THE STATE OF TEXAS, Appellee

 

 

On Appeal from the 232nd District Court

Harris County, Texas

Trial Court Cause No. 764539

 

 

MEMORANDUM OPINION

On January 15, 1998, Grable entered a guilty plea to indecency with a child.  After a pre-sentence investigation, on April 3, 1998, the trial court deferred a finding of guilt and placed Grable on probation for five years.  Later that year, Grable’s guilt was adjudicated and punishment was assessed at confinement for sixteen years in the Institutional Division of the Texas Department of Criminal Justice.  See Grable v. State, No. 14-02-00335-CR, 2002 WL 1000398 (Tex. App.—Houston [14th Dist.] May 16, 2002, no pet.) (not designated for publication) (dismissing appeal for want of jurisdiction because notice of appeal was not filed until more than three years after adjudication of guilt). 
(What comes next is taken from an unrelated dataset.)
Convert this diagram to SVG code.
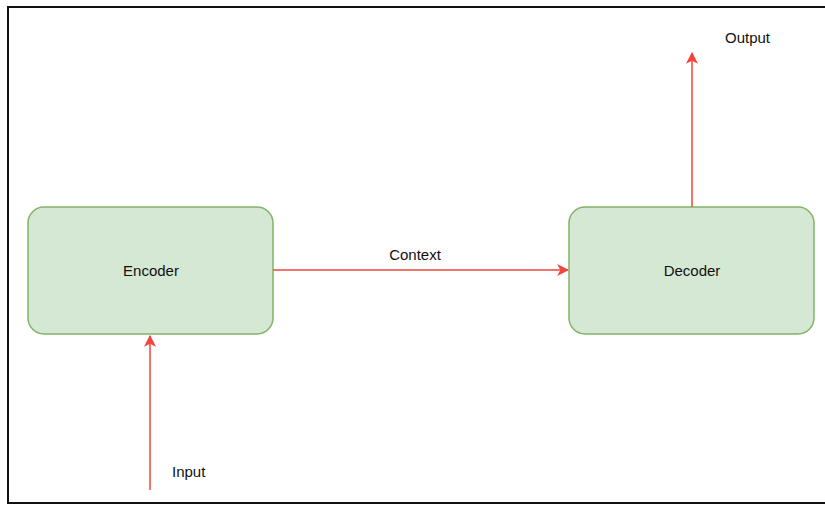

This is an attempted appeal of a December 8, 2010, order denying Grable’s motion requesting the trial court to determine its jurisdiction over “unrelated extraneous matters used by the court in a plea arrangement.”  We lack jurisdiction over the appeal. 

Generally, an appellate court has jurisdiction to consider an appeal by a criminal defendant only from a final judgment of conviction.  See Workman v. State, 170 Tex. Crim. 621, 343 S.W.2d 446, 447 (1961); McKown v. State, 915 S.W.2d 160, 161 (Tex. App.CFort Worth 1996, no pet.).  The exceptions include: (1) certain appeals while a defendant is on deferred adjudication community supervision, Kirk v. State, 942 S.W.2d 624, 625 (Tex. Crim. App. 1997); (2) appeals from the denial of a motion to reduce bond, Tex. R. App. P. 31.1; McKown, 915 S.W.2d at 161; and (3) certain appeals from the denial of habeas corpus relief, Wright v. State, 969 S.W.2d 588, 589 (Tex. App.CDallas 1998, no pet.); McKown, 915 S.W.2d at 161

The denial of Grable’s post-conviction motion is not a separately appealable order.  Because this appeal does not fall within the exceptions to the general rule that appeals may be taken only from a final judgment of conviction, we have no jurisdiction.

Accordingly, the appeal is ordered dismissed.

 

PER CURIAM

 

Panel consists of Chief Justice Hedges and Justices Frost and Christopher.

Do Not Publish C Tex. R. App. P. 47.2(b).